Wednesday, August 02, 2006

I Need Chocolate...NOW!

What a day. I spent most of yesterday completing 22 pages of questions for Ian's new/first psychiatrist. This morning was the 2 hour appointment. I am overwhelmed AND I NEED CHOCOLATE to deal with it. I am having a Weight Wathcers Just 2 Points Mint Cookie Crisp Flavored Snack Bar. Sounds almost as good as a box of Girl Scout Thin Mints. If I hadn't already eaten 3 boxes of thin mints earlier in the year, I wouldn't need the Weight Watchers bar now. I refuse to eat my way through this stressful event and end up wearing it on my ass.

Today I finally met a man of medicine who shares my view that drugs should be administered scientifically and monitored closely through precise testing. The shotgun approach is too dangerous. I am abandoning the physician who believes you throw supplements at autism and wait to see what happens. Although there is relief associated with this decision, our new quest is going to start with tests - not just of blood and brainwaves, but of the spirit.

On Friday morning, Ian will undergo a 6-hour fasting glucose tolerance test. Ladies, you may recall this from pregnancy. It's the ordeal your doctor put you through if you failed the first test for gestational diabetes. It is grueling. We will start on an empty stomach at 8:00 a.m. and finish at 2:00 p.m. Drawing blood from Ian in a good mood takes 3 people. I honestly don't know how we're going to pull it off.

Now, here comes the really fun part.

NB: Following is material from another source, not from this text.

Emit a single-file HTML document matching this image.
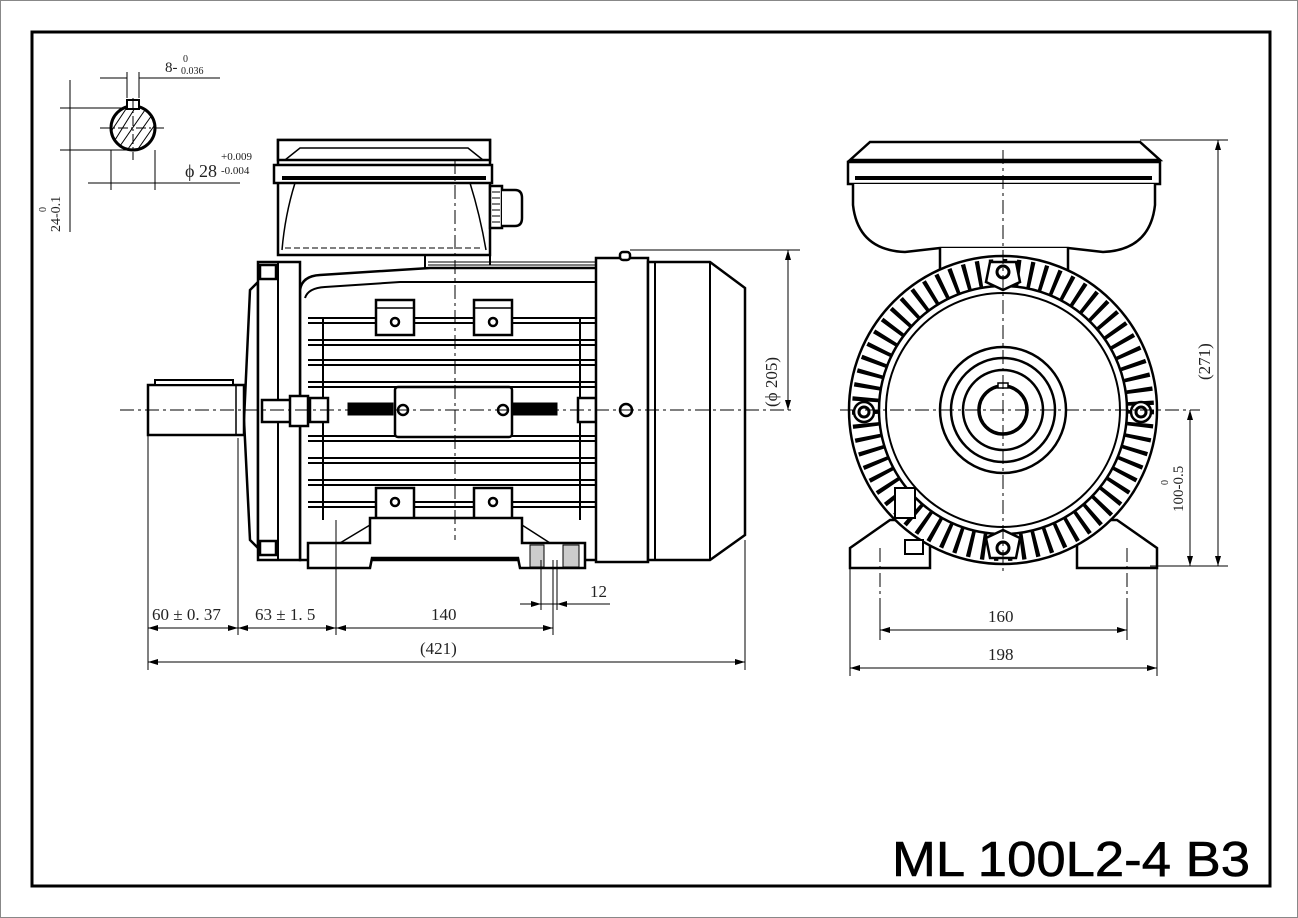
<!DOCTYPE html>
<html><head><meta charset="utf-8"><style>
html,body{margin:0;padding:0;background:#fff}
svg{display:block}
text{font-family:"Liberation Serif",serif;fill:#222}
text.title{font-family:"Liberation Sans",sans-serif;fill:#000}
</style></head><body>
<svg width="1298" height="918" viewBox="0 0 1298 918" xmlns="http://www.w3.org/2000/svg">
<rect x="0.5" y="0.5" width="1297" height="917" fill="#fff" stroke="#888" stroke-width="1"/>
<rect x="32" y="32" width="1238" height="854" fill="none" stroke="#000" stroke-width="3"/>

<!-- ===== top-left shaft section ===== -->
<g stroke="#000" fill="none">
<circle cx="133" cy="128" r="22" stroke-width="3" fill="#fff"/>
<path d="M115 140 L135 108 M112 130 L128 106 M120 146 L145 110 M128 149 L152 115 M138 149 L154 126" stroke-width="1"/>
<rect x="127" y="100" width="12" height="9" stroke-width="2" fill="#fff"/>
<line x1="133" y1="98" x2="133" y2="160" stroke-width="1" stroke-dasharray="10 3 2 3"/>
<line x1="100" y1="128" x2="165" y2="128" stroke-width="1" stroke-dasharray="10 3 2 3"/>
<g stroke-width="1">
<line x1="127" y1="72" x2="127" y2="98"/><line x1="139" y1="72" x2="139" y2="98"/>
<line x1="100" y1="78" x2="127" y2="78"/><line x1="139" y1="78" x2="220" y2="78"/>
<line x1="60" y1="108" x2="127" y2="108"/><line x1="60" y1="150" x2="133" y2="150"/>
<line x1="70" y1="80" x2="70" y2="232"/>
<line x1="111" y1="150" x2="111" y2="190"/><line x1="155" y1="150" x2="155" y2="190"/>
<line x1="88" y1="183" x2="240" y2="183"/>
</g>
</g>
<text x="165" y="72" font-size="15">8-</text>
<text x="183" y="62" font-size="10">0</text>
<text x="181" y="74" font-size="10">0.036</text>
<text x="185" y="177" font-size="18">ϕ 28</text>
<text x="221" y="160" font-size="11">+0.009</text>
<text x="221" y="174" font-size="11">-0.004</text>
<text transform="translate(60,232) rotate(-90)" font-size="14">24-0.1</text>
<text transform="translate(46,212) rotate(-90)" font-size="10">0</text>

<!-- ===== side view ===== -->
<g stroke="#000" fill="#fff" stroke-width="2.5">
<rect x="278" y="140" width="212" height="115"/>
<path d="M278 140 L490 140 L490 160 L278 160 Z"/>
<path d="M285 160 L300 148 L468 148 L483 160" fill="none" stroke-width="1.5"/>
<rect x="274" y="165" width="218" height="18"/>
<line x1="282" y1="178" x2="486" y2="178" stroke-width="4"/>
<path d="M295 183 Q285 215 282 250 M470 183 Q480 215 486 250" fill="none" stroke-width="1.5"/>
<line x1="285" y1="248" x2="482" y2="248" stroke-width="1" stroke-dasharray="6 3"/>
<rect x="490" y="186" width="12" height="42"/>
<path d="M502 190 L515 190 Q522 190 522 198 L522 218 Q522 226 515 226 L502 226"/>
<path d="M492 192 h8 M492 198 h8 M492 204 h8 M492 210 h8 M492 216 h8 M492 222 h8" stroke-width="1" fill="none"/>
<path d="M425 255 L425 268 L598 268 M490 255 L490 265" fill="none" stroke-width="2"/>
<path d="M428 262 h170 M428 265 h170" fill="none" stroke-width="1"/>
<path d="M300 560 L300 290 Q302 276 320 275 L430 268 L598 268 L598 560 Z"/>
<path d="M305 298 Q308 288 325 287 L400 282 L598 282" fill="none" stroke-width="2"/>
</g>
<g stroke="#000" stroke-width="2">
<line x1="308" y1="318" x2="596" y2="318"/><line x1="308" y1="323" x2="596" y2="323"/>
<line x1="308" y1="340" x2="596" y2="340"/><line x1="308" y1="345" x2="596" y2="345"/>
<line x1="308" y1="360" x2="596" y2="360"/><line x1="308" y1="365" x2="596" y2="365"/>
<line x1="308" y1="382" x2="596" y2="382"/><line x1="308" y1="387" x2="596" y2="387"/>
<line x1="308" y1="436" x2="596" y2="436"/><line x1="308" y1="441" x2="596" y2="441"/>
<line x1="308" y1="458" x2="596" y2="458"/><line x1="308" y1="463" x2="596" y2="463"/>
<line x1="308" y1="480" x2="596" y2="480"/><line x1="308" y1="485" x2="596" y2="485"/>
<line x1="308" y1="502" x2="596" y2="502"/><line x1="308" y1="507" x2="596" y2="507"/>
<line x1="323" y1="318" x2="323" y2="520"/><line x1="580" y1="318" x2="580" y2="520"/>
</g>
<g stroke="#000" fill="#fff" stroke-width="2.5">
<rect x="376" y="300" width="38" height="35"/><rect x="474" y="300" width="38" height="35"/>
<line x1="376" y1="308" x2="414" y2="308" stroke-width="1.5"/><line x1="474" y1="308" x2="512" y2="308" stroke-width="1.5"/>
<rect x="376" y="488" width="38" height="32"/><rect x="474" y="488" width="38" height="32"/>
<circle cx="395" cy="322" r="4"/><circle cx="493" cy="322" r="4"/>
<circle cx="395" cy="502" r="4"/><circle cx="493" cy="502" r="4"/>
<rect x="348" y="403" width="45" height="12" fill="#000" stroke-width="1"/>
<rect x="512" y="403" width="45" height="12" fill="#000" stroke-width="1"/>
<rect x="395" y="387" width="117" height="50" rx="3"/>
<circle cx="403" cy="410" r="5"/><circle cx="503" cy="410" r="5"/>
<rect x="310" y="398" width="18" height="24"/><rect x="578" y="398" width="18" height="24"/>
<path d="M308 568 L308 543 L370 543 L370 518 L522 518 L522 543 L585 543 L585 568 L520 568 L518 558 L372 558 L370 568 Z"/>
<path d="M340 543 L370 525 M522 525 L550 543" fill="none" stroke-width="1.5"/>
<rect x="530" y="545" width="14" height="22" fill="#ccc" stroke-width="1"/>
<rect x="563" y="545" width="16" height="22" fill="#ccc" stroke-width="1"/>
<path d="M258 282 L250 290 L244 420 L250 540 L258 548 Z"/>
<rect x="258" y="262" width="42" height="298"/>
<line x1="278" y1="262" x2="278" y2="560" stroke-width="2"/>
<rect x="260" y="265" width="16" height="14"/><rect x="260" y="541" width="16" height="14"/>
<rect x="262" y="400" width="36" height="22"/>
<rect x="290" y="396" width="18" height="30"/>
<rect x="148" y="385" width="96" height="50"/>
<rect x="155" y="380" width="78" height="5" stroke-width="2"/>
<line x1="236" y1="385" x2="236" y2="435" stroke-width="1.5"/>
<rect x="596" y="258" width="52" height="304"/>
<rect x="620" y="252" width="10" height="8" rx="3"/>
<path d="M648 262 L710 262 L745 288 L745 535 L710 560 L648 560 Z"/>
<line x1="655" y1="262" x2="655" y2="560" stroke-width="2"/>
<line x1="710" y1="262" x2="710" y2="560" stroke-width="2"/>
<circle cx="626" cy="410" r="6"/>
</g>
<g stroke="#000" stroke-width="1" stroke-dasharray="14 4 3 4">
<line x1="120" y1="410" x2="795" y2="410"/>
<line x1="455" y1="160" x2="455" y2="540"/>
</g>
<g stroke="#000" stroke-width="1" fill="none">
<line x1="148" y1="435" x2="148" y2="670"/>
<line x1="238" y1="438" x2="238" y2="635"/>
<line x1="336" y1="520" x2="336" y2="635"/>
<line x1="553" y1="560" x2="553" y2="635"/>
<line x1="745" y1="540" x2="745" y2="670"/>
<line x1="541" y1="560" x2="541" y2="610"/><line x1="557" y1="560" x2="557" y2="610"/>
<line x1="520" y1="604" x2="610" y2="604"/>
<line x1="148" y1="628" x2="553" y2="628"/>
<line x1="148" y1="662" x2="745" y2="662"/>
<line x1="630" y1="250" x2="800" y2="250"/>
<line x1="788" y1="250" x2="788" y2="410"/>
</g>
<g fill="#000">
<path d="M148 628 l10 -3 v6z M238 628 l-10 -3 v6z M238 628 l10 -3 v6z M336 628 l-10 -3 v6z M336 628 l10 -3 v6z M553 628 l-10 -3 v6z"/>
<path d="M148 662 l10 -3 v6z M745 662 l-10 -3 v6z"/>
<path d="M788 250 l-3 10 h6z M788 410 l-3 -10 h6z"/>
<path d="M541 604 l-10 -3 v6z M557 604 l10 -3 v6z"/>
</g>
<text x="152" y="620" font-size="17">60 ± 0. 37</text>
<text x="255" y="620" font-size="17">63 ± 1. 5</text>
<text x="431" y="620" font-size="17">140</text>
<text x="420" y="654" font-size="17">(421)</text>
<text x="590" y="597" font-size="17">12</text>
<text transform="translate(777,407) rotate(-90)" font-size="17">(ϕ 205)</text>

<!-- ===== front view ===== -->
<g stroke="#000" fill="#fff" stroke-width="2.5">
<path d="M850 160 L870 142 L1140 142 L1160 160 Z"/>
<rect x="848" y="162" width="312" height="22"/>
<line x1="855" y1="178" x2="1152" y2="178" stroke-width="4"/>
<path d="M853 184 L853 205 Q858 250 905 252 L940 248 L1068 248 L1103 252 Q1150 250 1155 205 L1155 184"/>
<path d="M940 248 L940 285 L1068 285 L1068 248"/>
<path d="M850 568 L850 548 L890 520 L930 520 L930 568 Z"/>
<path d="M1157 568 L1157 548 L1117 520 L1077 520 L1077 568 Z"/>
<circle cx="1003" cy="410" r="154"/>
</g>
<circle cx="1003" cy="410" r="138" fill="none" stroke="#000" stroke-width="26" stroke-dasharray="4 9"/>
<g stroke="#000" fill="#fff" stroke-width="2.5">
<circle cx="1003" cy="410" r="124"/>
<circle cx="1003" cy="410" r="117" stroke-width="2"/>
<circle cx="1003" cy="410" r="63"/>
<circle cx="1003" cy="410" r="52"/>
<circle cx="1003" cy="410" r="40"/>
<circle cx="1003" cy="410" r="24" stroke-width="3.5"/>
<rect x="998" y="383" width="10" height="5" stroke-width="1.5"/>
<path d="M990 262 L1016 262 L1020 282 L1003 290 L986 282 Z"/>
<path d="M990 558 L1016 558 L1020 538 L1003 530 L986 538 Z"/>
<circle cx="1003" cy="272" r="6" stroke-width="3"/>
<circle cx="1003" cy="548" r="6" stroke-width="3"/>
<circle cx="864" cy="412" r="10"/><circle cx="864" cy="412" r="5" stroke-width="3"/>
<circle cx="1141" cy="412" r="10"/><circle cx="1141" cy="412" r="5" stroke-width="3"/>
<rect x="895" y="488" width="20" height="30" stroke-width="2"/>
<rect x="905" y="540" width="18" height="14" stroke-width="2"/>
</g>
<g stroke="#000" stroke-width="1" stroke-dasharray="14 4 3 4">
<line x1="840" y1="410" x2="1200" y2="410"/>
<line x1="1003" y1="150" x2="1003" y2="572"/>
<line x1="880" y1="548" x2="880" y2="600"/><line x1="1127" y1="548" x2="1127" y2="600"/>
</g>
<g stroke="#000" stroke-width="1" fill="none">
<line x1="880" y1="600" x2="880" y2="640"/><line x1="1127" y1="600" x2="1127" y2="640"/>
<line x1="850" y1="568" x2="850" y2="676"/><line x1="1157" y1="568" x2="1157" y2="676"/>
<line x1="880" y1="630" x2="1127" y2="630"/>
<line x1="850" y1="668" x2="1157" y2="668"/>
<line x1="1140" y1="140" x2="1228" y2="140"/>
<line x1="1150" y1="566" x2="1228" y2="566"/>
<line x1="1218" y1="140" x2="1218" y2="566"/>
<line x1="1190" y1="410" x2="1190" y2="566"/>
</g>
<g fill="#000">
<path d="M880 630 l10 -3 v6z M1127 630 l-10 -3 v6z M850 668 l10 -3 v6z M1157 668 l-10 -3 v6z"/>
<path d="M1218 140 l-3 10 h6z M1218 566 l-3 -10 h6z M1190 410 l-3 10 h6z M1190 566 l-3 -10 h6z"/>
</g>
<text x="988" y="622" font-size="17">160</text>
<text x="988" y="660" font-size="17">198</text>
<text transform="translate(1210,380) rotate(-90)" font-size="17">(271)</text>
<text transform="translate(1183,512) rotate(-90)" font-size="15">100-0.5</text>
<text transform="translate(1168,485) rotate(-90)" font-size="10">0</text>

<text class="title" x="892" y="876" font-size="49" stroke="#000" stroke-width="0.6" textLength="358" lengthAdjust="spacingAndGlyphs">ML 100L2-4 B3</text>
</svg>
</body></html>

Beginning Friday, we have to take Ian off all medication - yes, ALL - because he will be having a QEEG (Quantitative Electroencephelogram) on Monday morning. That means we will not be dealing with a rational child from the blood-letting through the torturously hot weekend and on Monday when I get to hold him down while electrodes are attached to his head.

It is a good thing I've been working out. It will take Herculean strength to keep Ian still for all the needle sticks on Friday and the electrode placements on Monday.

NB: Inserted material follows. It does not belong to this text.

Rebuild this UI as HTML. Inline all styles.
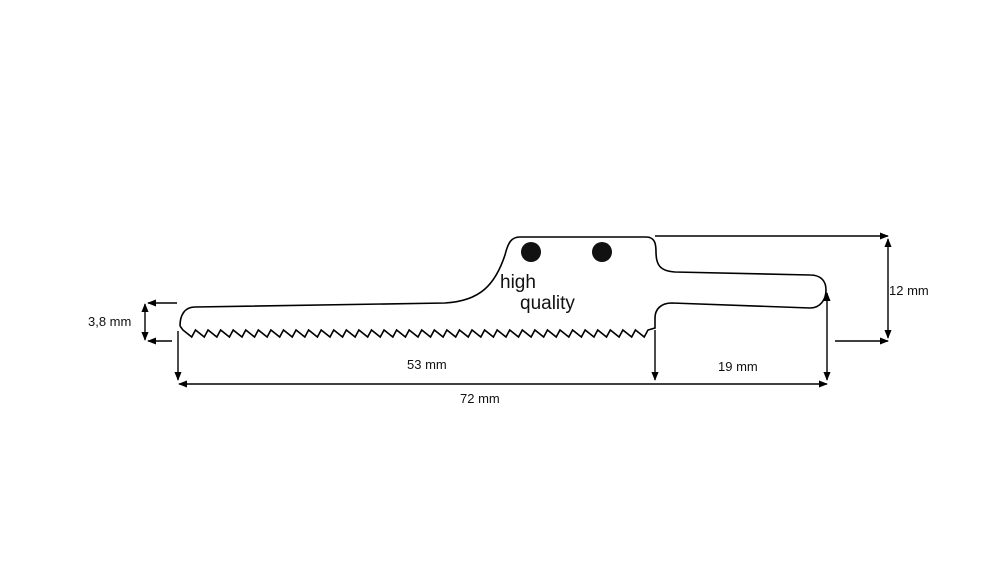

Hopefully, the results of the QEEG will be ready by Tuesday so Ian can start any new medication/s on Wednesday...THE FIRST DAY OF SCHOOL! What a special gift I have for his first grade teacher: a wild child on new meds.

I know I can make it through this. Ian, most likely, will be fine. Ainsley will be a major pain in the butt the entire time because she will take great joy in mimicking her big brother. Sugar will sleep on my bed and run for cover if she is discovered by either of the kids. Steve is the one I am worried about. Lately, he seems so angry that Ian is coming apart. This is how he expresses frustration - by getting mad at the kid who can't help it. He forgets momentarily that the behavior is not intentional, nor is it directed at him. Sometimes it just takes a look from me to help him see that his anger isn't helping the situation. In many instances, Steve gets his own special "time out" (that's when he gets to go cool off some place quiet and I handle the situation solo). Goodness knows he has done it for me enough times that I surely owe him a few.

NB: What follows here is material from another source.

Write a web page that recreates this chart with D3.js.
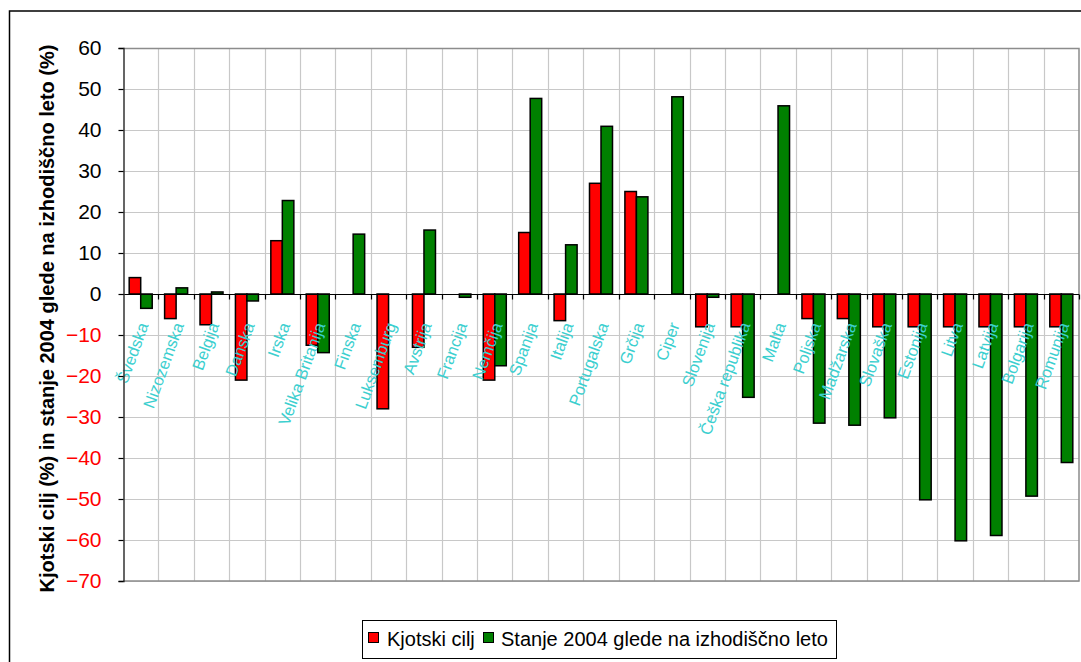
<!DOCTYPE html>
<html>
<head>
<meta charset="utf-8">
<script src="https://cdn.jsdelivr.net/npm/d3@7/dist/d3.min.js"></script>
<style>
  html, body { margin: 0; padding: 0; background: #fff; }
  svg { display: block; font-family: Arial, "Liberation Sans", sans-serif; }
</style>
</head>
<body>
<svg id="chart" width="1081" height="662"></svg>
<script>
// Countries (EU members plus candidates)
const countries = [
  "Švedska", "Nizozemska", "Belgija", "Danska", "Irska", "Velika Britanija",
  "Finska", "Luksemburg", "Avstrija", "Francija", "Nemčija", "Spanija",
  "Italija", "Portugalska", "Grčija", "Ciper", "Slovenija", "Češka republika",
  "Malta", "Poljska", "Madžarska", "Slovaška", "Estonija", "Litva",
  "Latvija", "Bolgarija", "Romunija"
];

// Kyoto target (%), null where no target exists
const kyotoTarget = [
  4, -6, -7.5, -21, 13, -12.5,
  0, -28, -13, 0, -21, 15,
  -6.5, 27, 25, null, -8, -8,
  null, -6, -6, -8, -8, -8,
  -8, -8, -8
];

// Status in 2004 relative to base year (%)
const status2004 = [
  -3.5, 1.5, 0.5, -1.7, 22.8, -14.3,
  14.6, 0, 15.6, -0.8, -17.5, 47.7,
  12, 40.9, 23.7, 48.1, -0.8, -25.2,
  45.9, -31.5, -32, -30.2, -50.2, -60.2,
  -58.9, -49.3, -41.1
];

const yTicks = [60, 50, 40, 30, 20, 10, 0, -10, -20, -30, -40, -50, -60, -70];

const seriesNames = ["Kjotski cilj", "Stanje 2004 glede na izhodiščno leto"];
const seriesColors = ["#FF0000", "#008000"];

const svg = d3.select("#chart");

// outer chart frame
svg.append("rect")
  .attr("x", 9.5).attr("y", 11)
  .attr("width", 1200).attr("height", 800)
  .attr("fill", "none").attr("stroke", "#000").attr("stroke-width", 1.5);

const plot = { left: 123, right: 1079, top: 48, bottom: 581 };

const x = d3.scaleBand()
  .domain(countries)
  .range([plot.left, plot.right])
  .padding(0);

const y = d3.scaleLinear()
  .domain([-70, 60])
  .range([plot.bottom, plot.top]);

const g = svg.append("g");

// horizontal gridlines
g.selectAll("line.hgrid")
  .data(yTicks)
  .join("line")
  .attr("class", "hgrid")
  .attr("x1", plot.left).attr("x2", plot.right)
  .attr("y1", d => Math.round(y(d)) + 0.5).attr("y2", d => Math.round(y(d)) + 0.5)
  .attr("stroke", "#c8c8c8").attr("stroke-width", 1.2);

// vertical gridlines at category boundaries
const boundaries = countries.slice(1).map(c => x(c));
g.selectAll("line.vgrid")
  .data(boundaries)
  .join("line")
  .attr("class", "vgrid")
  .attr("x1", d => Math.round(d) + 0.5).attr("x2", d => Math.round(d) + 0.5)
  .attr("y1", plot.top).attr("y2", plot.bottom)
  .attr("stroke", "#c8c8c8").attr("stroke-width", 1.2);

// plot area border (top, right, bottom)
g.append("path")
  .attr("d", `M${plot.left},${plot.top + 0.5}H${plot.right}V${plot.bottom}H${plot.left}`)
  .attr("fill", "none").attr("stroke", "#8c8c8c").attr("stroke-width", 1.5);

// bars
const barW = x.bandwidth() * 0.325;
const rows = countries.map((c, i) => ({ c, vals: [kyotoTarget[i], status2004[i]] }));

rows.forEach(r => {
  r.vals.forEach((v, s) => {
    if (v === null) return;
    const cx = x(r.c) + x.bandwidth() / 2;
    const bx = s === 0 ? cx - barW : cx;
    const y0 = y(0), y1 = y(v);
    g.append("rect")
      .attr("x", bx)
      .attr("y", Math.min(y0, y1))
      .attr("width", barW)
      .attr("height", Math.abs(y1 - y0))
      .attr("fill", seriesColors[s])
      .attr("stroke", "#000").attr("stroke-width", 1.5);
  });
});

// category axis along zero line
const xAxisG = g.append("g").attr("transform", `translate(0,${Math.round(y(0)) + 0.5})`);
xAxisG.append("line")
  .attr("x1", plot.left).attr("x2", plot.right)
  .attr("stroke", "#000").attr("stroke-width", 1.2);
xAxisG.selectAll("line.tick")
  .data(boundaries.concat([plot.right]))
  .join("line")
  .attr("class", "tick")
  .attr("x1", d => Math.round(d) + 0.5).attr("x2", d => Math.round(d) + 0.5)
  .attr("y1", 0).attr("y2", 5)
  .attr("stroke", "#000").attr("stroke-width", 1.2);

// category labels, rotated
g.selectAll("text.cat")
  .data(countries)
  .join("text")
  .attr("class", "cat")
  .attr("transform", d => `translate(${x(d) + x.bandwidth() / 2 + 8},325) rotate(-70)`)
  .attr("text-anchor", "end")
  .attr("font-size", 16.5)
  .attr("fill", "#3CCFCF")
  .text(d => d);

// value axis
const yAxis = d3.axisLeft(y).tickValues(yTicks).tickSize(5).tickPadding(17).tickFormat(d3.format("d"));
const yAxisG = svg.append("g")
  .attr("transform", `translate(${plot.left + 0.5},0)`)
  .call(yAxis);
yAxisG.select(".domain").attr("stroke", "#333").attr("stroke-width", 1.5);
yAxisG.selectAll(".tick line").attr("stroke", "#000").attr("stroke-width", 1.2);
yAxisG.selectAll(".tick text")
  .attr("font-size", 21)
  .attr("font-family", "Arial, 'Liberation Sans', sans-serif")
  .attr("fill", d => d < 0 ? "#FF0000" : "#000");

// value axis title
svg.append("text")
  .attr("transform", `translate(54,${(37 + 600) / 2}) rotate(-90)`)
  .attr("text-anchor", "middle")
  .attr("font-size", 20)
  .attr("font-weight", "bold")
  .attr("fill", "#000")
  .text("Kjotski cilj (%) in stanje 2004 glede na izhodiščno leto (%)");

// legend
const legend = svg.append("g");
legend.append("rect")
  .attr("x", 362.5).attr("y", 620.5)
  .attr("width", 474).attr("height", 38)
  .attr("fill", "#fff").attr("stroke", "#000").attr("stroke-width", 1);

const legendItems = [
  { name: seriesNames[0], color: seriesColors[0], sx: 368, tx: 387 },
  { name: seriesNames[1], color: seriesColors[1], sx: 483, tx: 501 }
];
legendItems.forEach(it => {
  legend.append("rect")
    .attr("x", it.sx + 0.5).attr("y", 632.5)
    .attr("width", 10).attr("height", 10)
    .attr("fill", it.color).attr("stroke", "#000").attr("stroke-width", 1);
  legend.append("text")
    .attr("x", it.tx).attr("y", 646)
    .attr("font-size", 20)
    .attr("fill", "#000")
    .text(it.name);
});
</script>
</body>
</html>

My first hope is that we will both keep our sense of humor this weekend and try to keep the kids focused on the fun aspects of being "bouncing-off-the-walls-hyper". I picture our family in the scene from Mary Poppins when Mary, Uncle Albert, Bert, and the children are able to float through the air simply by laughing. Oooooo - watch out for the ceiling fan!

My second hope: that there is enough chocolate in this house to sustain me until Wednesday morning.

2 comments:

Tara said...

You are in for a wild ride! My husband had to hold Littleman today while he had three shots at his regular check-up, and he was a sobbing mess until I promised him he could pick out a new toy. Yes, I will resort to shopping to placate my child in times of stress!!
I wish you well these next few days-
If it were me I would be passed out with a sugar spike from the amount of chocolate I would indulge in to help me relax.

ManagerMom said...

Yeah, I use bribery too. I promised Ian we would go to his favorite restaurant for lunch as soon as the test is finished. I may have to buy him a new Lego Exoforce thing-a-ma-jig too if the tears are big enough!